Asked about his future, the 23-year-old says that unless a separate state is granted, fighters like him probably have none. “We will probably get bumped off or spend our lives in jail,” he says. “The police know who we are. Our images and videos have been captured many times by their drones.” The other—a 30-year-old who describes himself as a social activist in his village—is listening carefully. On his face, among the beads of sweat, a smile appears as he speaks of how he had almost got married to his girlfriend. “In our tradition, the boy’s family has to visit the girl’s family three times to ask for her hand. My parents went two times. Just before the third time, the fight started,” he says. “So, you can say, my girlfriend and I are waiting for this to get over soon.”
IT IS LATE one evening when we reach yet another relief camp in Imphal.

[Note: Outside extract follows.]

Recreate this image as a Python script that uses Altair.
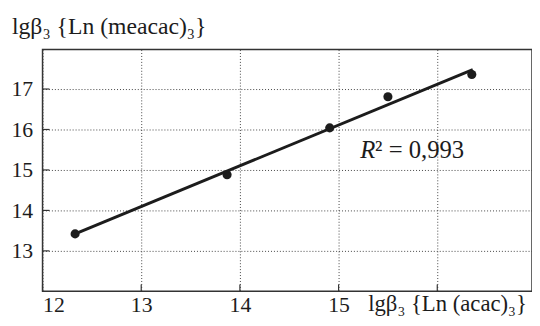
import altair as alt
import pandas as pd

# data
lg_acac = [12.33, 13.87, 14.91, 15.50, 16.35]
lg_meacac = [13.42, 14.88, 16.04, 16.81, 17.36]
fit_x = [12.33, 16.36]
fit_y = [13.42, 17.48]
x_ticks = [12, 13, 14, 15, 16]
y_ticks = [13, 14, 15, 16, 17]

pts = pd.DataFrame({"x": lg_acac, "y": lg_meacac})
fit = pd.DataFrame({"x": fit_x, "y": fit_y})
xt = pd.DataFrame({"v": x_ticks})
yt = pd.DataFrame({"v": y_ticks})

W, H = 496, 245
FONT = "Liberation Serif"
INK = "#1c1c1c"

xs = alt.Scale(domain=[12, 16.96], nice=False, zero=False)
ys = alt.Scale(domain=[12, 17.975], nice=False, zero=False)

xaxis = alt.Axis(values=x_ticks, format="d", labelExpr="datum.value == 16 ? '' : datum.label",
                 title=None, domain=False, ticks=False, labelPadding=3,
                 labelFont=FONT, labelFontSize=22, labelColor=INK,
                 grid=True, gridDash=[1, 2], gridColor="#444", gridWidth=1)
yaxis = alt.Axis(values=y_ticks, format="d", title=None, domain=False, ticks=False,
                 labelPadding=10, labelFont=FONT, labelFontSize=22, labelColor=INK,
                 grid=True, gridDash=[1, 2], gridColor="#444", gridWidth=1)

base_pts = alt.Chart(pts).mark_circle(size=85, color=INK, opacity=1).encode(
    x=alt.X("x:Q", scale=xs, axis=xaxis),
    y=alt.Y("y:Q", scale=ys, axis=yaxis),
)

line = alt.Chart(fit).mark_line(color=INK, strokeWidth=3).encode(
    x=alt.X("x:Q", scale=xs, axis=xaxis), y=alt.Y("y:Q", scale=ys, axis=yaxis)
)

xtick = alt.Chart(xt).mark_rule(color="#333", strokeWidth=1.2).encode(
    x=alt.X("v:Q", scale=xs, axis=xaxis), y=alt.value(H), y2=alt.value(H - 7)
)
ytick = alt.Chart(yt).mark_rule(color="#333", strokeWidth=1.2).encode(
    y=alt.Y("v:Q", scale=ys, axis=yaxis), x=alt.value(0), x2=alt.value(7)
)

ytitle = alt.Chart(pts).mark_text(text="lgβ₃ {Ln (meacac)₃}", font=FONT, fontSize=24,
                                  align="left", baseline="alphabetic", color=INK).encode(
    x=alt.value(-31), y=alt.value(-16)
).transform_filter("datum.x == 12.33")

xtitle = alt.Chart(pts).mark_text(text="lgβ₃ {Ln (acac)₃}", font=FONT, fontSize=23,
                                  align="left", baseline="alphabetic", color=INK).encode(
    x=alt.value(330), y=alt.value(265)
).transform_filter("datum.x == 12.33")

r_txt = alt.Chart(pts).mark_text(text="R", font=FONT, fontSize=25, fontStyle="italic",
                                 align="left", baseline="alphabetic", color=INK).encode(
    x=alt.value(322), y=alt.value(110)
).transform_filter("datum.x == 12.33")
r2_txt = alt.Chart(pts).mark_text(text="² = 0,993", font=FONT, fontSize=25,
                                  align="left", baseline="alphabetic", color=INK).encode(
    x=alt.value(337), y=alt.value(110)
).transform_filter("datum.x == 12.33")

chart = alt.layer(base_pts, line, xtick, ytick, ytitle, xtitle, r_txt, r2_txt).properties(
    width=W, height=H,
    autosize=alt.AutoSizeParams(type="none"),
    padding={"left": 35, "top": 40, "right": 0, "bottom": 33},
).configure_view(stroke="#333", strokeWidth=1.5).configure_axis(
    labelFont=FONT, labelFontSize=22, labelColor=INK
)

chart.save("out.html", embed_options={"renderer": "svg", "actions": False})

Inside this camp, a two-storey youth hostel converted into a shelter, the mood feels distinctly different, even cheerful. There are children running around with toys; some watching an animation show on TV. The women residents are helping out in the kitchen, and male volunteers are working their phones, trying to get a priest to show up for a puja.
This relief camp is only for pregnant women and, according to a person in charge, probably the only one of its kind in this crisis. “Every day, one or two babies are born,” says Bimol Singh, a local BJP member who is in charge of the camp. “Sometimes even twins.” The camp—where currently 41 women and 44 children, including children born in the last few months, live across six dormitories— is a marked improvement from the relief camps elsewhere. The meals are more nutritious, there is nursing staff round the clock, frequent doctor visits, free medicines, an ultrasound machine with a trained technician, and a vehicle that takes residents to the hospital whenever required. Set up a few weeks after the violence broke out, Singh says, it was the BJP state president Sharda Devi who noticed the large numbers of pregnant women among survivors in the relief camps. “She being a woman, she instantly noticed the need for something like this,” he says.
Warekpam Rameshwori is lying on a bed in one dorm. Over eight months pregnant, and a mother already of a six-year-old, whatever she owns seems to be lying in plastic buckets under her bed. Rameshwori was in her village in Moirang which witnessed a lot of violence when clashes first broke out. Nearly six months pregnant then, she held her daughter’s hand, she says, and along with the rest of her family and villagers, walked through fields all night. “We did not even switch on the light of our mobile phones. And in the dark, we could hear all these cries and screams,” she says. They moved to a Meitei stronghold from which they could see their old village. A week later she saw fire and smoke rising from her village and, a few days later, all the houses were burning.
She looks exhausted today, but says she is much better. Her child, a girl with a bright face, lingers around her mother. “It’s better here. I have begun to talk again, I’m eating better. I’m even a bit excited about having another child,” she says. “But then I think again, what shall we do when this is all over? What life will I give this child?”
Outside, the evening appears to be coming on so slowly that it feels like the entire day has stalled.